-- START OF Collected data --
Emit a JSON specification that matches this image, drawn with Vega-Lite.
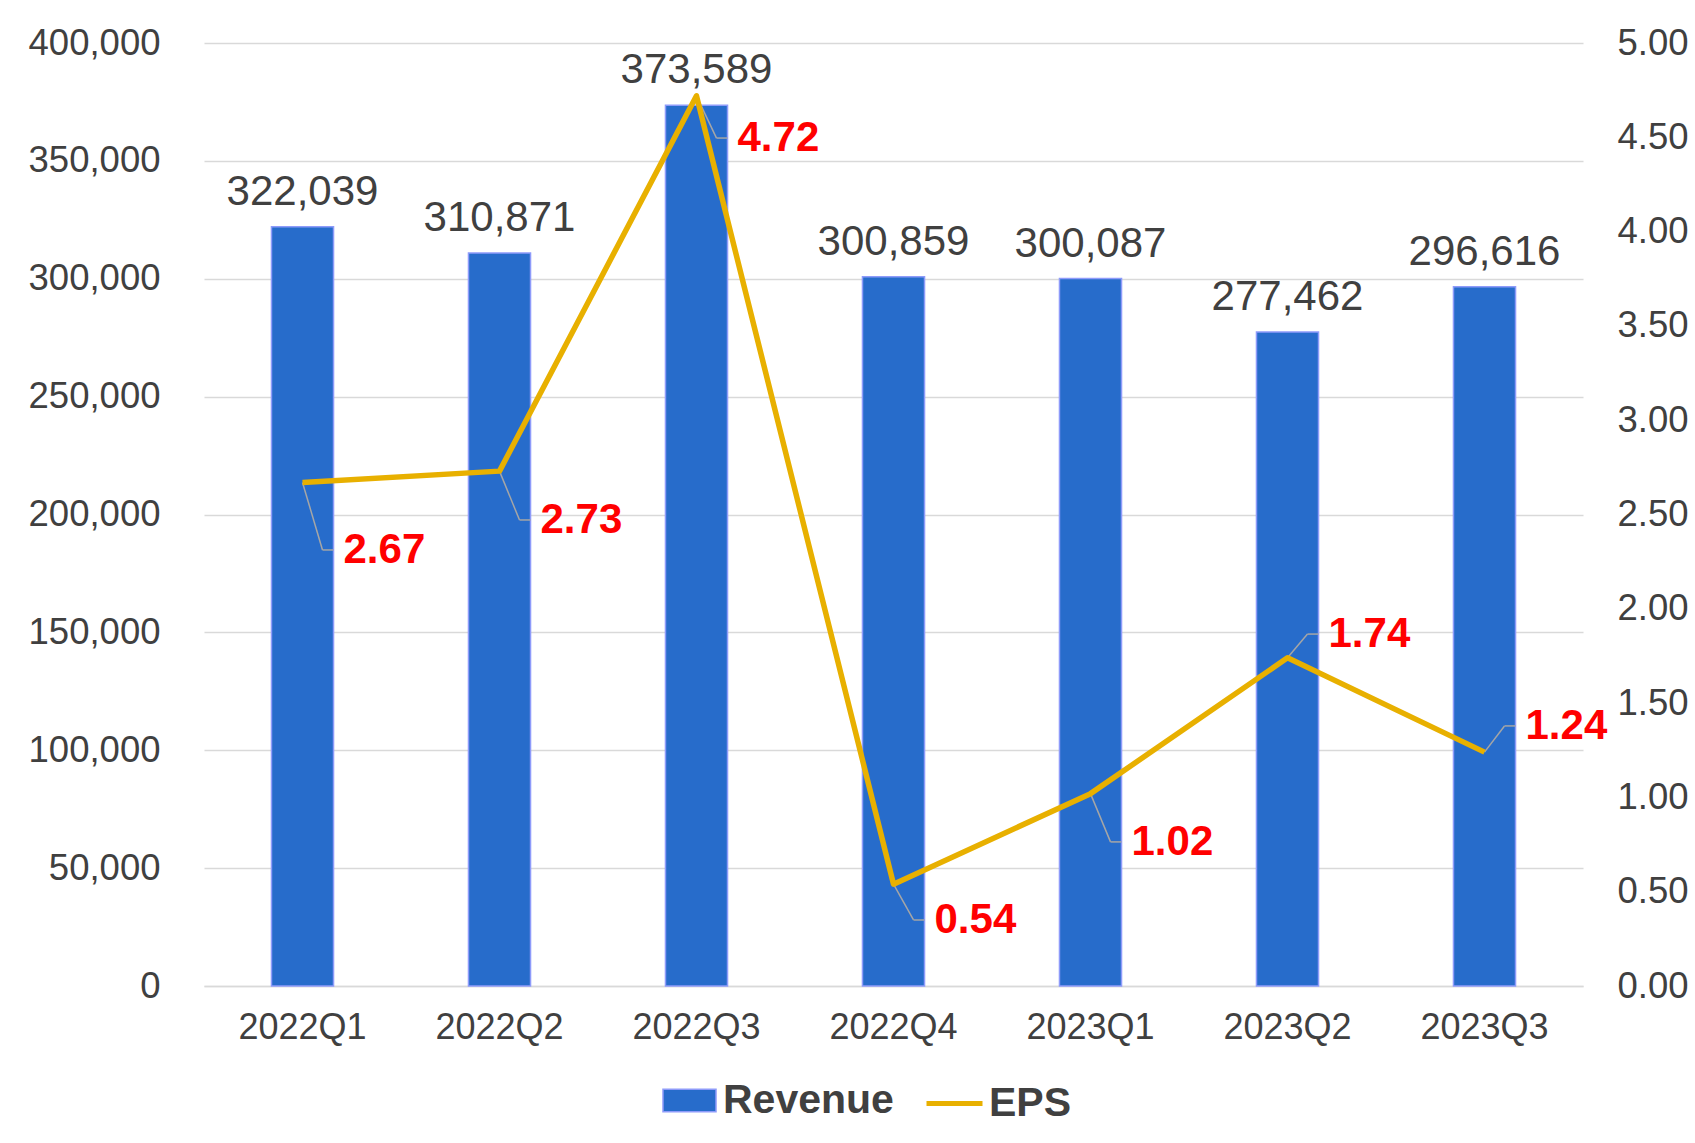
{
  "$schema": "https://vega.github.io/schema/vega-lite/v6.json",
  "width": 1379,
  "height": 943,
  "autosize": {"type": "none"},
  "padding": {"left": 204, "top": 43, "right": 112, "bottom": 157},
  "background": "white",
  "config": {"view": {"stroke": null}, "font": "Liberation Sans"},
  "data": {
    "values": [
      {"q": "2022Q1", "rev": 322039, "eps": 2.67, "lab": 2.312},
      {"q": "2022Q2", "rev": 310871, "eps": 2.73, "lab": 2.471},
      {"q": "2022Q3", "rev": 373589, "eps": 4.72, "lab": 4.496},
      {"q": "2022Q4", "rev": 300859, "eps": 0.54, "lab": 0.35},
      {"q": "2023Q1", "rev": 300087, "eps": 1.02, "lab": 0.764},
      {"q": "2023Q2", "rev": 277462, "eps": 1.74, "lab": 1.866},
      {"q": "2023Q3", "rev": 296616, "eps": 1.24, "lab": 1.379}
    ]
  },
  "encoding": {
    "x": {
      "field": "q",
      "type": "nominal",
      "sort": null,
      "scale": {"paddingInner": 0, "paddingOuter": 0},
      "axis": {
        "title": null,
        "labelAngle": 0,
        "labelFontSize": 36,
        "labelColor": "#404040",
        "labelPadding": 24,
        "ticks": false,
        "domain": true,
        "domainColor": "#D9D9D9",
        "domainWidth": 1.5
      }
    }
  },
  "layer": [
    {
      "encoding": {
        "y": {
          "field": "rev",
          "type": "quantitative",
          "scale": {"domain": [0, 400000], "nice": false},
          "axis": {
            "title": null,
            "values": [0, 50000, 100000, 150000, 200000, 250000, 300000, 350000, 400000],
            "labelExpr": "format(datum.value, ',.0f')",
            "labelFontSize": 36.5,
            "labelColor": "#404040",
            "labelPadding": 44,
            "domain": false,
            "ticks": false,
            "grid": true,
            "gridColor": "#D9D9D9",
            "gridWidth": 1.5
          }
        }
      },
      "layer": [
        {
          "mark": {"type": "bar", "width": {"band": 0.315}, "stroke": "#8E9BFA", "strokeWidth": 1.5},
          "encoding": {
            "fill": {
              "datum": "Revenue",
              "type": "nominal",
              "scale": {"range": ["#276CCB"]},
              "legend": {
                "title": null,
                "orient": "none",
                "legendX": 458,
                "legendY": 1030,
                "padding": 0,
                "symbolType": "M-1,-0.42H1V0.42H-1Z",
                "symbolSize": 2809,
                "symbolStrokeColor": "#8E9BFA",
                "symbolStrokeWidth": 1.5,
                "labelFontSize": 41,
                "labelFontWeight": "bold",
                "labelColor": "#404040",
                "labelOffset": 6,
                "labelLimit": 400
              }
            }
          }
        },
        {
          "mark": {"type": "text", "baseline": "alphabetic", "dy": -22, "fontSize": 42, "color": "#404040"},
          "encoding": {"text": {"field": "rev", "type": "quantitative", "format": ",.0f"}}
        }
      ]
    },
    {
      "layer": [
        {
          "mark": {"type": "rule", "color": "#A6A6A6", "strokeWidth": 1.5, "x2Offset": 20},
          "encoding": {
            "x": {"field": "q", "type": "nominal", "bandPosition": 0.5},
            "x2": {"field": "q", "bandPosition": 0.5},
            "y": {
              "field": "eps",
              "type": "quantitative",
              "scale": {"domain": [0, 5], "nice": false},
              "axis": {
                "title": null,
                "orient": "right",
                "values": [0, 0.5, 1, 1.5, 2, 2.5, 3, 3.5, 4, 4.5, 5],
                "format": ".2f",
                "labelFontSize": 36.5,
                "labelColor": "#404040",
                "labelPadding": 34,
                "labelAlign": "left",
                "domain": false,
                "ticks": false,
                "grid": false
              }
            },
            "y2": {"field": "lab"}
          }
        },
        {
          "mark": {"type": "rule", "color": "#A6A6A6", "strokeWidth": 1.5, "xOffset": 20, "x2Offset": 31},
          "encoding": {
            "x": {"field": "q", "type": "nominal", "bandPosition": 0.5},
            "x2": {"field": "q", "bandPosition": 0.5},
            "y": {
              "field": "lab",
              "type": "quantitative",
              "scale": {"domain": [0, 5], "nice": false},
              "axis": {
                "title": null,
                "orient": "right",
                "values": [0, 0.5, 1, 1.5, 2, 2.5, 3, 3.5, 4, 4.5, 5],
                "format": ".2f",
                "labelFontSize": 36.5,
                "labelColor": "#404040",
                "labelPadding": 34,
                "labelAlign": "left",
                "domain": false,
                "ticks": false,
                "grid": false
              }
            }
          }
        },
        {
          "mark": {"type": "line", "strokeWidth": 5.5, "strokeJoin": "round"},
          "encoding": {
            "y": {
              "field": "eps",
              "type": "quantitative",
              "scale": {"domain": [0, 5], "nice": false},
              "axis": {
                "title": null,
                "orient": "right",
                "values": [0, 0.5, 1, 1.5, 2, 2.5, 3, 3.5, 4, 4.5, 5],
                "format": ".2f",
                "labelFontSize": 36.5,
                "labelColor": "#404040",
                "labelPadding": 34,
                "labelAlign": "left",
                "domain": false,
                "ticks": false,
                "grid": false
              }
            },
            "stroke": {
              "datum": "EPS",
              "type": "nominal",
              "scale": {"range": ["#E8B000"]},
              "legend": {
                "title": null,
                "orient": "none",
                "legendX": 720,
                "legendY": 1030,
                "padding": 0,
                "symbolType": "stroke",
                "symbolSize": 3136,
                "symbolStrokeWidth": 5,
                "labelFontSize": 41,
                "labelFontWeight": "bold",
                "labelColor": "#404040",
                "labelOffset": 4,
                "labelLimit": 400
              }
            }
          }
        },
        {
          "mark": {"type": "text", "align": "left", "baseline": "middle", "dx": 41, "fontSize": 42, "fontWeight": "bold", "color": "#FF0000"},
          "encoding": {
            "y": {
              "field": "lab",
              "type": "quantitative",
              "scale": {"domain": [0, 5], "nice": false},
              "axis": {
                "title": null,
                "orient": "right",
                "values": [0, 0.5, 1, 1.5, 2, 2.5, 3, 3.5, 4, 4.5, 5],
                "format": ".2f",
                "labelFontSize": 36.5,
                "labelColor": "#404040",
                "labelPadding": 34,
                "labelAlign": "left",
                "domain": false,
                "ticks": false,
                "grid": false
              }
            },
            "text": {"field": "eps", "type": "quantitative", "format": ".2f"}
          }
        }
      ]
    }
  ],
  "resolve": {"scale": {"y": "independent"}}
}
-- END OF Collected data --
• [Task prompt]:
Return the listing above unchanged, apart from dropping its pictures.

• [Result of this task]:
Emit a JSON specification that matches this image, drawn with Vega-Lite.
{
  "$schema": "https://vega.github.io/schema/vega-lite/v6.json",
  "width": 1379,
  "height": 943,
  "autosize": {"type": "none"},
  "padding": {"left": 204, "top": 43, "right": 112, "bottom": 157},
  "background": "white",
  "config": {"view": {"stroke": null}, "font": "Liberation Sans"},
  "data": {
    "values": [
      {"q": "2022Q1", "rev": 322039, "eps": 2.67, "lab": 2.312},
      {"q": "2022Q2", "rev": 310871, "eps": 2.73, "lab": 2.471},
      {"q": "2022Q3", "rev": 373589, "eps": 4.72, "lab": 4.496},
      {"q": "2022Q4", "rev": 300859, "eps": 0.54, "lab": 0.35},
      {"q": "2023Q1", "rev": 300087, "eps": 1.02, "lab": 0.764},
      {"q": "2023Q2", "rev": 277462, "eps": 1.74, "lab": 1.866},
      {"q": "2023Q3", "rev": 296616, "eps": 1.24, "lab": 1.379}
    ]
  },
  "encoding": {
    "x": {
      "field": "q",
      "type": "nominal",
      "sort": null,
      "scale": {"paddingInner": 0, "paddingOuter": 0},
      "axis": {
        "title": null,
        "labelAngle": 0,
        "labelFontSize": 36,
        "labelColor": "#404040",
        "labelPadding": 24,
        "ticks": false,
        "domain": true,
        "domainColor": "#D9D9D9",
        "domainWidth": 1.5
      }
    }
  },
  "layer": [
    {
      "encoding": {
        "y": {
          "field": "rev",
          "type": "quantitative",
          "scale": {"domain": [0, 400000], "nice": false},
          "axis": {
            "title": null,
            "values": [0, 50000, 100000, 150000, 200000, 250000, 300000, 350000, 400000],
            "labelExpr": "format(datum.value, ',.0f')",
            "labelFontSize": 36.5,
            "labelColor": "#404040",
            "labelPadding": 44,
            "domain": false,
            "ticks": false,
            "grid": true,
            "gridColor": "#D9D9D9",
            "gridWidth": 1.5
          }
        }
      },
      "layer": [
        {
          "mark": {"type": "bar", "width": {"band": 0.315}, "stroke": "#8E9BFA", "strokeWidth": 1.5},
          "encoding": {
            "fill": {
              "datum": "Revenue",
              "type": "nominal",
              "scale": {"range": ["#276CCB"]},
              "legend": {
                "title": null,
                "orient": "none",
                "legendX": 458,
                "legendY": 1030,
                "padding": 0,
                "symbolType": "M-1,-0.42H1V0.42H-1Z",
                "symbolSize": 2809,
                "symbolStrokeColor": "#8E9BFA",
                "symbolStrokeWidth": 1.5,
                "labelFontSize": 41,
                "labelFontWeight": "bold",
                "labelColor": "#404040",
                "labelOffset": 6,
                "labelLimit": 400
              }
            }
          }
        },
        {
          "mark": {"type": "text", "baseline": "alphabetic", "dy": -22, "fontSize": 42, "color": "#404040"},
          "encoding": {"text": {"field": "rev", "type": "quantitative", "format": ",.0f"}}
        }
      ]
    },
    {
      "layer": [
        {
          "mark": {"type": "rule", "color": "#A6A6A6", "strokeWidth": 1.5, "x2Offset": 20},
          "encoding": {
            "x": {"field": "q", "type": "nominal", "bandPosition": 0.5},
            "x2": {"field": "q", "bandPosition": 0.5},
            "y": {
              "field": "eps",
              "type": "quantitative",
              "scale": {"domain": [0, 5], "nice": false},
              "axis": {
                "title": null,
                "orient": "right",
                "values": [0, 0.5, 1, 1.5, 2, 2.5, 3, 3.5, 4, 4.5, 5],
                "format": ".2f",
                "labelFontSize": 36.5,
                "labelColor": "#404040",
                "labelPadding": 34,
                "labelAlign": "left",
                "domain": false,
                "ticks": false,
                "grid": false
              }
            },
            "y2": {"field": "lab"}
          }
        },
        {
          "mark": {"type": "rule", "color": "#A6A6A6", "strokeWidth": 1.5, "xOffset": 20, "x2Offset": 31},
          "encoding": {
            "x": {"field": "q", "type": "nominal", "bandPosition": 0.5},
            "x2": {"field": "q", "bandPosition": 0.5},
            "y": {
              "field": "lab",
              "type": "quantitative",
              "scale": {"domain": [0, 5], "nice": false},
              "axis": {
                "title": null,
                "orient": "right",
                "values": [0, 0.5, 1, 1.5, 2, 2.5, 3, 3.5, 4, 4.5, 5],
                "format": ".2f",
                "labelFontSize": 36.5,
                "labelColor": "#404040",
                "labelPadding": 34,
                "labelAlign": "left",
                "domain": false,
                "ticks": false,
                "grid": false
              }
            }
          }
        },
        {
          "mark": {"type": "line", "strokeWidth": 5.5, "strokeJoin": "round"},
          "encoding": {
            "y": {
              "field": "eps",
              "type": "quantitative",
              "scale": {"domain": [0, 5], "nice": false},
              "axis": {
                "title": null,
                "orient": "right",
                "values": [0, 0.5, 1, 1.5, 2, 2.5, 3, 3.5, 4, 4.5, 5],
                "format": ".2f",
                "labelFontSize": 36.5,
                "labelColor": "#404040",
                "labelPadding": 34,
                "labelAlign": "left",
                "domain": false,
                "ticks": false,
                "grid": false
              }
            },
            "stroke": {
              "datum": "EPS",
              "type": "nominal",
              "scale": {"range": ["#E8B000"]},
              "legend": {
                "title": null,
                "orient": "none",
                "legendX": 720,
                "legendY": 1030,
                "padding": 0,
                "symbolType": "stroke",
                "symbolSize": 3136,
                "symbolStrokeWidth": 5,
                "labelFontSize": 41,
                "labelFontWeight": "bold",
                "labelColor": "#404040",
                "labelOffset": 4,
                "labelLimit": 400
              }
            }
          }
        },
        {
          "mark": {"type": "text", "align": "left", "baseline": "middle", "dx": 41, "fontSize": 42, "fontWeight": "bold", "color": "#FF0000"},
          "encoding": {
            "y": {
              "field": "lab",
              "type": "quantitative",
              "scale": {"domain": [0, 5], "nice": false},
              "axis": {
                "title": null,
                "orient": "right",
                "values": [0, 0.5, 1, 1.5, 2, 2.5, 3, 3.5, 4, 4.5, 5],
                "format": ".2f",
                "labelFontSize": 36.5,
                "labelColor": "#404040",
                "labelPadding": 34,
                "labelAlign": "left",
                "domain": false,
                "ticks": false,
                "grid": false
              }
            },
            "text": {"field": "eps", "type": "quantitative", "format": ".2f"}
          }
        }
      ]
    }
  ],
  "resolve": {"scale": {"y": "independent"}}
}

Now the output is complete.